How Can Tenants Capitalize on Opportunities in the Office Market?
One of the ongoing topics of discussion over the past nine months has been surrounding how companies will use office space going forward. There have been numerous articles written about how working from home will negatively affect the office market. It is interesting how the pendulum has swung in the past few months and that now there is mounting evidence that many executives want their employees to return to the office. In most cases this will not be a return to the way things were. Most companies are evaluating the merits of a hybrid model incorporating both working from home and the office. This will cause a need to redesign the office in many ways to facilitate the new way of working, foster employee engagement and collaboration and strengthen culture. In many cases this will also cause a net decrease in the amount of space leased.
In most major submarkets there is currently a glut of available sublease space and direct vacancy has increased. In addition, leasing activity and net absorption are off significantly from the levels achieved in 2018-2019.It is predicted that there will be more direct vacancy as subleases expire. Offsetting some of the negative news on the supply side is continued interest and activity from companies relocating to Denver.
While landlords have not lowered asking rents yet, there has been an increase in concessions including free rent and increased tenant improvement allowances because of the supply/demand dynamics. The chart below clearly shows the decrease in absorption and the corresponding increase in vacancy rate.

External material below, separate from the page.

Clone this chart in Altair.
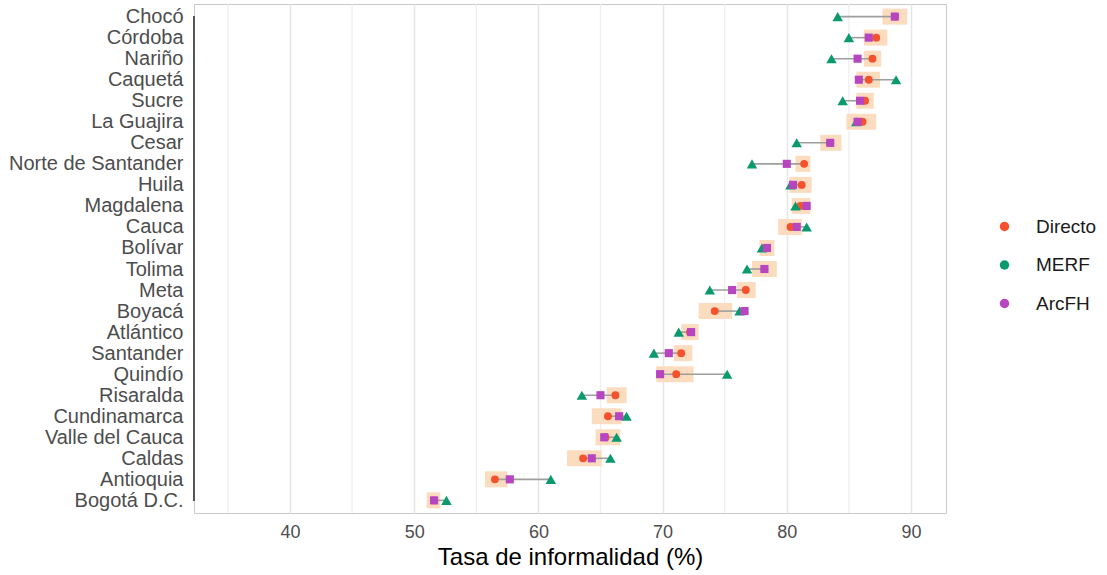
import altair as alt
import pandas as pd

regions = ["Chocó", "Córdoba", "Nariño", "Caquetá", "Sucre", "La Guajira", "Cesar",
           "Norte de Santander", "Huila", "Magdalena", "Cauca", "Bolívar", "Tolima",
           "Meta", "Boyacá", "Atlántico", "Santander", "Quindío", "Risaralda",
           "Cundinamarca", "Valle del Cauca", "Caldas", "Antioquia", "Bogotá D.C."]
directo = [88.7, 87.2, 86.9, 86.6, 86.3, 86.1, 83.5, 81.4, 81.2, 81.1, 80.3, 78.4,
           78.2, 76.7, 74.2, 72.2, 71.5, 71.1, 66.2, 65.6, 65.4, 63.6, 56.5, 51.6]
merf = [84.1, 85.0, 83.6, 88.8, 84.5, 85.6, 80.8, 77.2, 80.3, 80.7, 81.6, 78.0,
        76.8, 73.8, 76.2, 71.3, 69.3, 75.2, 63.5, 67.1, 66.3, 65.8, 61.0, 52.6]
arcfh = [88.7, 86.6, 85.7, 85.8, 85.9, 85.7, 83.5, 80.0, 80.5, 81.6, 80.8, 78.4,
         78.2, 75.6, 76.6, 72.3, 70.5, 69.8, 65.0, 66.5, 65.3, 64.3, 57.7, 51.6]
ci_lo = [87.7, 86.2, 86.2, 85.6, 85.6, 84.8, 82.7, 80.7, 80.2, 80.4, 79.3, 77.8,
         77.2, 76.0, 72.9, 71.5, 70.9, 69.5, 65.5, 64.3, 64.6, 62.3, 55.7, 51.0]
ci_hi = [89.7, 88.1, 87.6, 87.5, 87.0, 87.2, 84.4, 81.9, 82.0, 81.9, 81.2, 79.0,
         79.2, 77.5, 75.6, 72.9, 72.4, 72.5, 67.1, 66.7, 66.6, 65.1, 57.5, 52.1]

series = ["Directo", "MERF", "ArcFH"]
colors = ["#f4512c", "#0b9a6d", "#b845c0"]
x_ticks = [40, 50, 60, 70, 80, 90]
minor_ticks = [35, 45, 55, 65, 75, 85]
x_domain = [32.27, 92.82]
x_title = "Tasa de informalidad (%)"

wide = pd.DataFrame({"region": regions, "Directo": directo, "MERF": merf,
                     "ArcFH": arcfh, "lo": ci_lo, "hi": ci_hi})
wide["vmin"] = wide[series].min(axis=1)
wide["vmax"] = wide[series].max(axis=1)
long = wide.melt(id_vars=["region"], value_vars=series, var_name="serie", value_name="tasa")
minor_df = pd.DataFrame({"v": minor_ticks})

FONT = "Liberation Sans"
xscale = alt.Scale(domain=x_domain, nice=False, zero=False)
xaxis = alt.Axis(values=x_ticks, title=x_title, grid=True, gridColor="#e6e6e6",
                 gridWidth=1.6, ticks=False, domain=False, labelFontSize=18,
                 labelFont=FONT, labelColor="#4d4d4d", labelPadding=10,
                 titleFontSize=24, titleFont=FONT, titleFontWeight="normal",
                 titleColor="#000000", titlePadding=4)
yscale = alt.Scale(type="point", padding=0.6)
yenc = alt.Y("region:N", sort=regions, scale=yscale,
             axis=alt.Axis(title=None, ticks=False, domain=False, grid=False,
                           labelFontSize=20, labelFont=FONT, labelColor="#4d4d4d",
                           labelPadding=11))
cscale = alt.Scale(domain=series, range=colors)
legend = alt.Legend(title=None, orient="none", legendX=801, legendY=213,
                    symbolType="circle", symbolSize=90,
                    labelFontSize=19, labelFont=FONT,
                    labelColor="#1a1a1a", rowPadding=18.5,
                    labelOffset=22, padding=0, symbolStrokeWidth=0)

minor = alt.Chart(minor_df).mark_rule(color="#eeeeee", strokeWidth=1.2).encode(
    x=alt.X("v:Q", scale=xscale, axis=xaxis))

band = alt.Chart(wide).mark_rule(color="#fcdcbf", strokeWidth=16, strokeCap="butt").encode(
    x=alt.X("lo:Q", scale=xscale, axis=xaxis), x2="hi:Q", y=yenc)

rng = alt.Chart(wide).mark_rule(color="#9e9e9e", strokeWidth=1.6).encode(
    x=alt.X("vmin:Q", scale=xscale, axis=xaxis), x2="vmax:Q", y=yenc)

shape_of = {"Directo": ("circle", 62), "MERF": ("triangle-up", 110), "ArcFH": ("square", 66)}
pt_layers = []
for s in series:
    shp, sz = shape_of[s]
    pt_layers.append(
        alt.Chart(long).transform_filter(alt.datum.serie == s)
        .mark_point(filled=True, opacity=1, shape=shp, size=sz)
        .encode(x=alt.X("tasa:Q", scale=xscale, axis=xaxis), y=yenc,
                color=alt.Color("serie:N", scale=cscale, legend=legend))
    )

axis_line = alt.Chart(wide).mark_rule(color="#555555", strokeWidth=2).encode(
    x=alt.value(0), y=alt.datum(regions[0]), y2=alt.datum(regions[-1]))

chart = alt.layer(minor, band, rng, *pt_layers, axis_line).properties(
    width=752, height=509,
    autosize=alt.AutoSizeParams(type="none"),
    padding={"left": 194, "top": 4, "right": 161, "bottom": 62},
    background="white",
).configure_view(stroke="#c9c9c9", strokeWidth=1)

chart.save("out.html", embed_options={"renderer": "svg", "actions": False})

We believe that the change and uncertainty will create opportunities for tenants that are thoughtful and prepared. What should tenants with leases expiring in the next 3-4 years do to capitalize?
Step one is to understand your current situation. What is your fully escalated rental rate? How does that compare to current market? When does the lease expire? Is there a restoration obligation? What is your current landlord’s position and exposure?
Step two is to understand how much space you will need going forward and how it will be configured. How much will this cost? How will your current and future employees react to the “office of the future”?
Step three is to carefully evaluate location and building quality. Is your current location and building quality ideal as you look forward? Is a relocation within your current submarket or to a different submarket the best choice?
Step four is to understand the timeline and its impact on negotiations. The amount of time required to complete a successful office lease transaction will vary based on size and most tenants underestimate how much time is required. We counsel our clients that it is rarely a mistake to start the process too early and almost always a mistake to start too late.
Looking into the future, we believe that there will be opportunities for tenants to restructure leases early as well as relocate early. Either one of these options will enable you to redesign your space to attract and retain talent, improve morale, and bolster company culture. In addition, it is highly likely that occupancy costs will be reduced.
What is the ideal path forward for your company? The answer requires some thought and due diligence as every situation is different. We recommend to our clients and potential clients to follow the above steps and put your company in a position to capitalize.